Going to college has never been scarier, but it’s not that hard to please professors or the endless amounts of reading that’s making students squeamish, it’s carrying a huge financial debt after graduation.
According to The College Portrait, a project and website designed as a tool for future students and their families to easily find facts on any college, about 41 percent of students at SF State start piling onto their financial burden by taking out loans. Total living and school cost for one year at SF State for a full-time student is around $23,580, and with California State University trustees recently approving a 9 percent tuition increase for the fall 2012 semester, more students would rather not borrow money in order to be debt free after college.
SF State graduate Alexis David received bachelor’s degrees in Asian American studies and criminal justice in 2006 then got her master’s degree in social work in 2010, all without borrowing a dime. While working full-time she received a CalVet fee waiver and a federal grant that required her to work two years in a non-profit organization or with child protective services.
“I’m not down with debt,” David said. “I don’t like strings on me. I had to hustle full time throughout college and I had no choice but to take on a heavy load.”
Not everyone thinks that debt is such a bad idea, however. SF State career center marketing and publicity assistant Anthony Robbins said students need to explore their options at school before they decide to struggle to get by. He advises to look into grants, scholarships and even consider a loan as a third option because students shouldn’t be stressing over money while stressing over studying.
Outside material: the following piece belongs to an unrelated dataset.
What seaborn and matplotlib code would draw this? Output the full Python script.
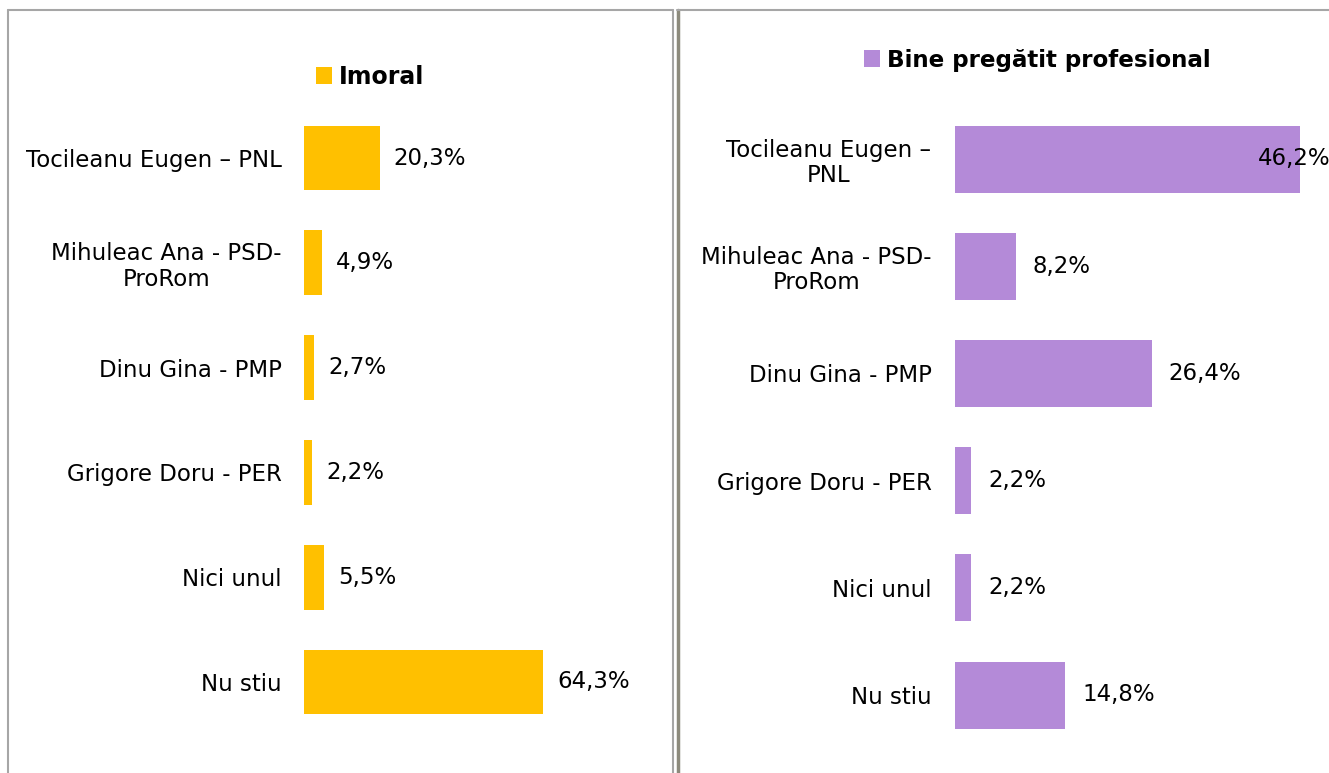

“Debt is a part of life so don’t be afraid of it,” Robbins said. “There’s going to be a lot of vacancies out there in the job market because the baby boomers are retiring. Opportunity is out there. If you need a loan to pass a class, do it. The point is to get a degree.”
Robbins said he assumes most students who go to school without pulling out a loan typically have been saving money since they started high school.
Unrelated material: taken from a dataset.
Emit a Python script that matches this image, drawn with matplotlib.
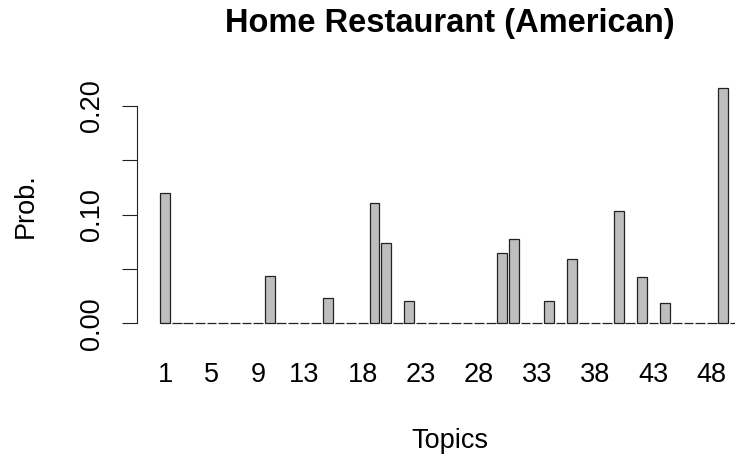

SF State history major Eduardo Daza Taylor is graduating in the spring and he said he never had to stress about money because he was very lucky to have parents who set aside savings for his schooling. His mom took up two jobs in order for him to go to school without having to worry about money for books or every day expenses.
“Getting an education is their number one priority for me,” Taylor said. “I’m really lucky to have them pay for everything, but I can tell it’s starting to stress her (his mother) out. It keeps me motivated to stay focused and bust my butt off and graduate.”
Now, almost a year after graduating SF State, David said she is relieved that she’s finished with school and living a newlywed life with her 4-month-old baby without the burden of paying back a loan. She hopes soon to develop a multi-service community center for Filipino youth and families in San Francisco.
“It was very liberating when I graduated from SF State,” David said. “They put so much pressure on you throughout school with budget cuts and tuition hikes. You have to find a way to get it done. It was so hard for me to do it working full-time and finding free money, but I did it. I’m glad that it’s over.”